When the case goes to a trial, its outcome then lands at the discretion of the judges and the jury members. This is something most clients do not want.
A Trial Lawyer: What do they do and why are they important?
A defense lawyer, even the most successful ones can be found wanting when a case goes a trial. This is because a trial lawyer will have to contend with some aspects that a defense lawyer will not. The following are some areas that a trial lawyer will have to deal with.
- One of the foremost functions of a trial lawyer involves the selection of the jury. Having a balanced and fair jury can go a long way in determining a successful outcome.
- Witness examination and cross-checks are something that requires a lot of expertise, talent, and forte. Making witnesses confess or disclose sensitive information is key.
- Presenting the case, by gathering evidence and quoting precedent in front of the judge and jury in a pressure-sensitive environment is not an easy task.

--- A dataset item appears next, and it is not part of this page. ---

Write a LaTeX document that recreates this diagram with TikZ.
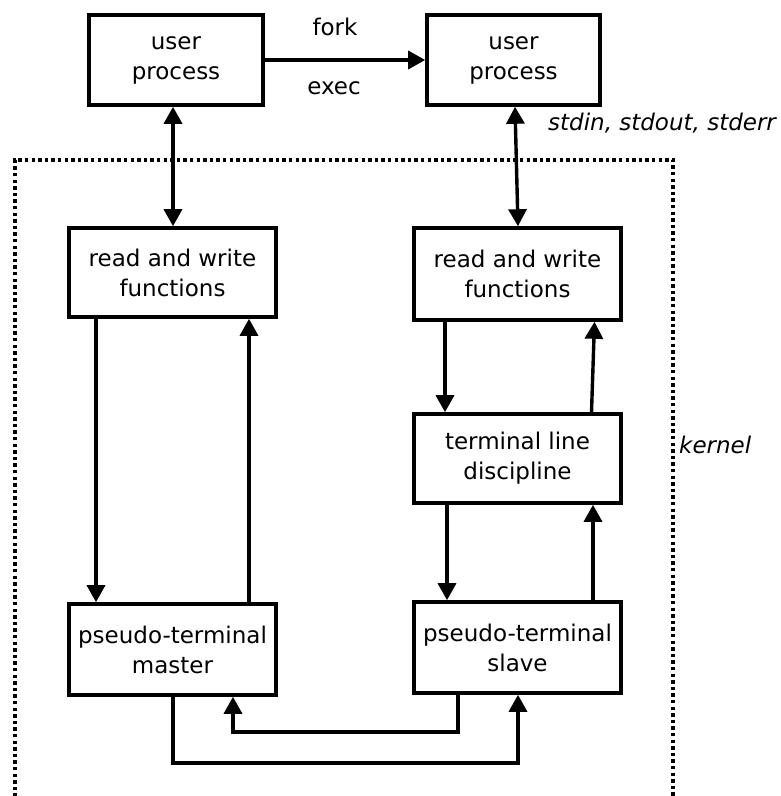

A trial lawyer’s role and functions involve getting their client away successfully from a courtroom battle. By swaying the jury and the judges, a trial lawyer has fewer resources and more at stake than a defense lawyer.
What makes a Great Trial Lawyer?
A lot depends on the opening and closing statements that are made by trial lawyers. While only a handful of cases end up in trial, it is here where histories are made, and movies are inspired from. Successful trial lawyers command the highest fees and commissions in the legal industry.
Oratory skills and an analytical mind are critical when choosing a great trial lawyer. A strong and imposing confident personality is what helps in making all those convincing arguments in front of the judges and jury members.
If a case goes to trial, clients would be well served by going with an experienced trial lawyer than a simple defense counsel. Your defense counsel can brief the trial lawyer on the proceedings leading up to the trial. However, when it comes to actual courtroom drama, it is best that you let yourself be represented by someone that has an excellent track record at trial.